**PROBLEM STATEMENT**
Pull out exactly the lines from the line containing "Generate a Python" to the line containing "import seaborn as sns", both lines included, with pictures removed from the copy.

**RECORD LIST**

======

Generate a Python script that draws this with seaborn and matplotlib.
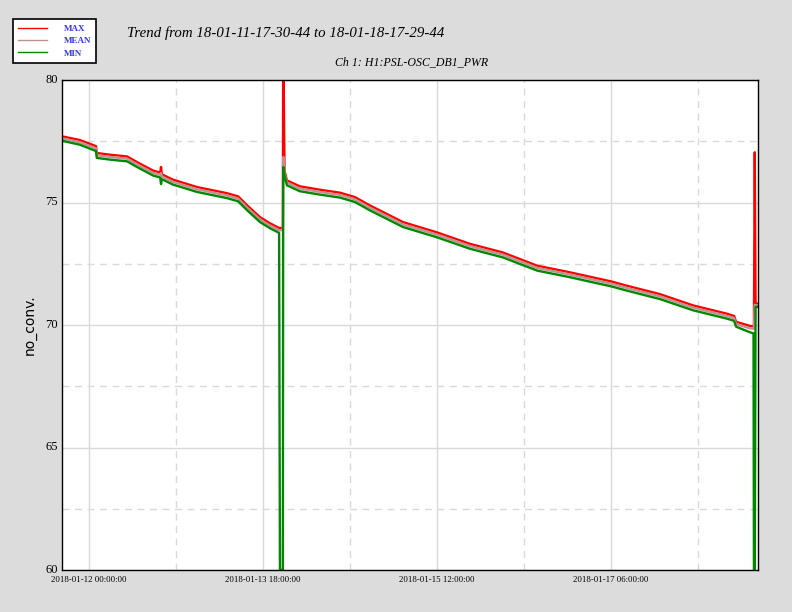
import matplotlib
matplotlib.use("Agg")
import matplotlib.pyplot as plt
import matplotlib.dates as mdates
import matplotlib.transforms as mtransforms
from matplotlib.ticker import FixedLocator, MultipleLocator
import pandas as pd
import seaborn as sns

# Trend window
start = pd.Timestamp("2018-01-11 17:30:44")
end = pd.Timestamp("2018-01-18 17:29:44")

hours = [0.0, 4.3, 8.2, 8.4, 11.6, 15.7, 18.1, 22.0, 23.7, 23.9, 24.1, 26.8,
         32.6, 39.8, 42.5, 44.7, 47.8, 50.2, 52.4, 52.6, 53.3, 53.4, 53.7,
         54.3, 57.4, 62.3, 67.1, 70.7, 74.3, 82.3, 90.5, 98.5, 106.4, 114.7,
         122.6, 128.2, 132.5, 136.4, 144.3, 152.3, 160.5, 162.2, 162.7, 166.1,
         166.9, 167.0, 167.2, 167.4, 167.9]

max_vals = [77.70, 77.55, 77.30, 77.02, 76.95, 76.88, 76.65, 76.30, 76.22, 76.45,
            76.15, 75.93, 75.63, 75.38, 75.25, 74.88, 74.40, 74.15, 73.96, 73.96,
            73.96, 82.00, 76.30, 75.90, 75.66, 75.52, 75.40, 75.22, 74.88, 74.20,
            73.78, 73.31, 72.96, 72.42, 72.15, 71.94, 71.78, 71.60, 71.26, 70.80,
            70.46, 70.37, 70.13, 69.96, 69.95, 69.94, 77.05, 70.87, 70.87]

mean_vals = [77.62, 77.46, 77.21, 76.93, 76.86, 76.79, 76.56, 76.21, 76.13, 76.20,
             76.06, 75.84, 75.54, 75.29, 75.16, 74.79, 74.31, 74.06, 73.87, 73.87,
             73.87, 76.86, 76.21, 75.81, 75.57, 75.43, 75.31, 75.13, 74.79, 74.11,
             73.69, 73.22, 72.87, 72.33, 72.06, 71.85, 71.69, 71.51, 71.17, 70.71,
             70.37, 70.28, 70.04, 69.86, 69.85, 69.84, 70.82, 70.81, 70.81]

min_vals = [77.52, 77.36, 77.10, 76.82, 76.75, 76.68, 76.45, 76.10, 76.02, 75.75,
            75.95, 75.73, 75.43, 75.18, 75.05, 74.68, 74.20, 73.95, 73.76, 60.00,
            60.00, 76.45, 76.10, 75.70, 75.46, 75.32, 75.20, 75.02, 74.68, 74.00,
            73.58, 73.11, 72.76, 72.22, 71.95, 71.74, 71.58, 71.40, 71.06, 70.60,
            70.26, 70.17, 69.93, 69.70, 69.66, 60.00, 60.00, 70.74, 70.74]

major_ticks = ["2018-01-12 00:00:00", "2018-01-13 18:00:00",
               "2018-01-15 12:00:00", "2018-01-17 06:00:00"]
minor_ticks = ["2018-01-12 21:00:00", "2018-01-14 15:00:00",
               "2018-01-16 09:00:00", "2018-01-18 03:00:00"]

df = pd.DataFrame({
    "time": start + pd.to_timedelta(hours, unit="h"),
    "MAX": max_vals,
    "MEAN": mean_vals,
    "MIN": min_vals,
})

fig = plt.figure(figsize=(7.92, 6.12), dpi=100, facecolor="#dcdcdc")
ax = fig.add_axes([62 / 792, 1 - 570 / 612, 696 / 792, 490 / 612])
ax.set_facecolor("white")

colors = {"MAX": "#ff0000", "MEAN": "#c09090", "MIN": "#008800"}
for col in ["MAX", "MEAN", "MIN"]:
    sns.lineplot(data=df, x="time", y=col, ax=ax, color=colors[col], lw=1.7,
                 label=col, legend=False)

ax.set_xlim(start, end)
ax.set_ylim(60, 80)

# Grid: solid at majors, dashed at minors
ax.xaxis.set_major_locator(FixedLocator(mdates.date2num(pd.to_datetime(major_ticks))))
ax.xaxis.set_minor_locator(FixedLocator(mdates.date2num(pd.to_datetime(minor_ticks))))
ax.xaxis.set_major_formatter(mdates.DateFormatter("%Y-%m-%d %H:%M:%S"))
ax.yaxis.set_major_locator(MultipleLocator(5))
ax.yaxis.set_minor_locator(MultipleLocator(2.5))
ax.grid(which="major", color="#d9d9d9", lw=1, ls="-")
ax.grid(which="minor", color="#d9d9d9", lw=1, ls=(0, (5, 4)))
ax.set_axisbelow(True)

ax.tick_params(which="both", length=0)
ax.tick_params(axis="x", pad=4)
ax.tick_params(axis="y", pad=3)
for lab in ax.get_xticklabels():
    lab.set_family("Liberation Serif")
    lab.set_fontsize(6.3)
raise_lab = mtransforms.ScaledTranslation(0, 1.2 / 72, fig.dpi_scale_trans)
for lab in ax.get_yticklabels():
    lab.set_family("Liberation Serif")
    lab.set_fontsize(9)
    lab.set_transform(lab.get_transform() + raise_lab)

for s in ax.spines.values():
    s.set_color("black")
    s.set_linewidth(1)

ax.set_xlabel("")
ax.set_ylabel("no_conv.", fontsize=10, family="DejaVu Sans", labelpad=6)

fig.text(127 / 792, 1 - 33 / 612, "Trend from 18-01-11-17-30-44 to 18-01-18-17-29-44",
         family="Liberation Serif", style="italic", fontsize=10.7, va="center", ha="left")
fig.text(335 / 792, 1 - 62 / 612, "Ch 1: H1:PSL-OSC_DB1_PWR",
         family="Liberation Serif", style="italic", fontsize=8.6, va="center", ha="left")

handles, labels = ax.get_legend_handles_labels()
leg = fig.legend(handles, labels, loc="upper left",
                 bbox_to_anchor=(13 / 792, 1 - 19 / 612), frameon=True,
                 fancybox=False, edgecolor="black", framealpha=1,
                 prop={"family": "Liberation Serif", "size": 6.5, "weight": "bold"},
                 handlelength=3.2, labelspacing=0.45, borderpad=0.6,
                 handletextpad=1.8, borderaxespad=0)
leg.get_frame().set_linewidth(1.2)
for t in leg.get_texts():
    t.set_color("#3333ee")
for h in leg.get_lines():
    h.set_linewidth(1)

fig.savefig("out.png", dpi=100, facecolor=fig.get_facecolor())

======

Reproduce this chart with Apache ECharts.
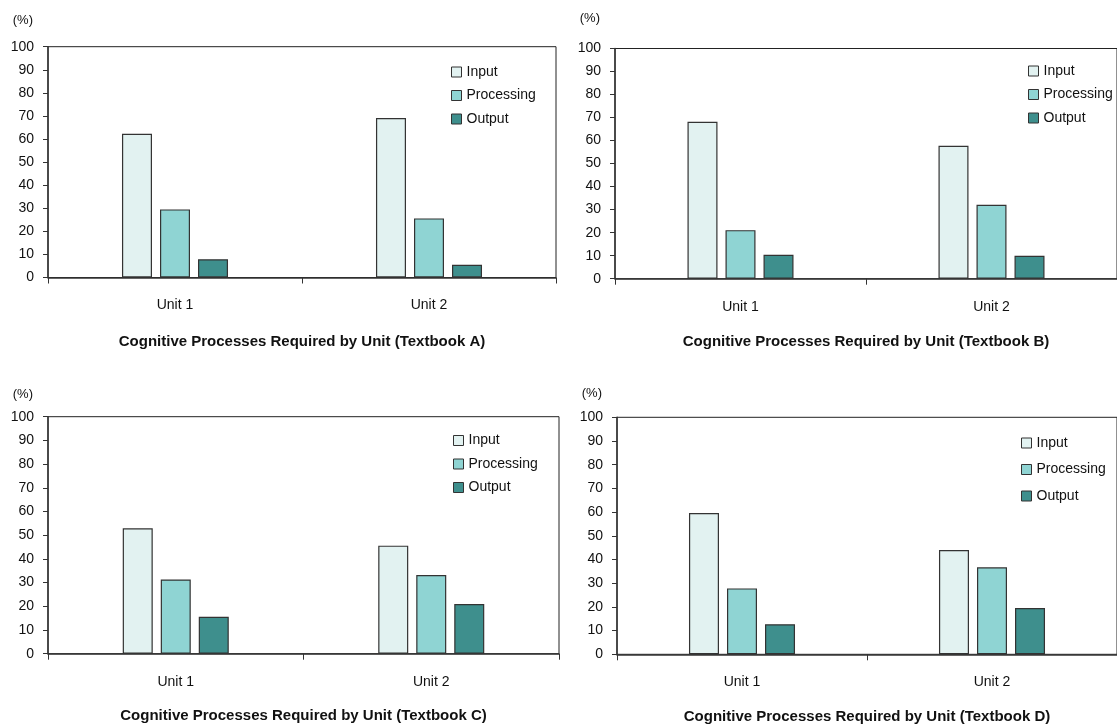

======

**COMPLETED EXERCISE**
Generate a Python script that draws this with seaborn and matplotlib.
import matplotlib
matplotlib.use("Agg")
import matplotlib.pyplot as plt
import matplotlib.dates as mdates
import matplotlib.transforms as mtransforms
from matplotlib.ticker import FixedLocator, MultipleLocator
import pandas as pd
import seaborn as sns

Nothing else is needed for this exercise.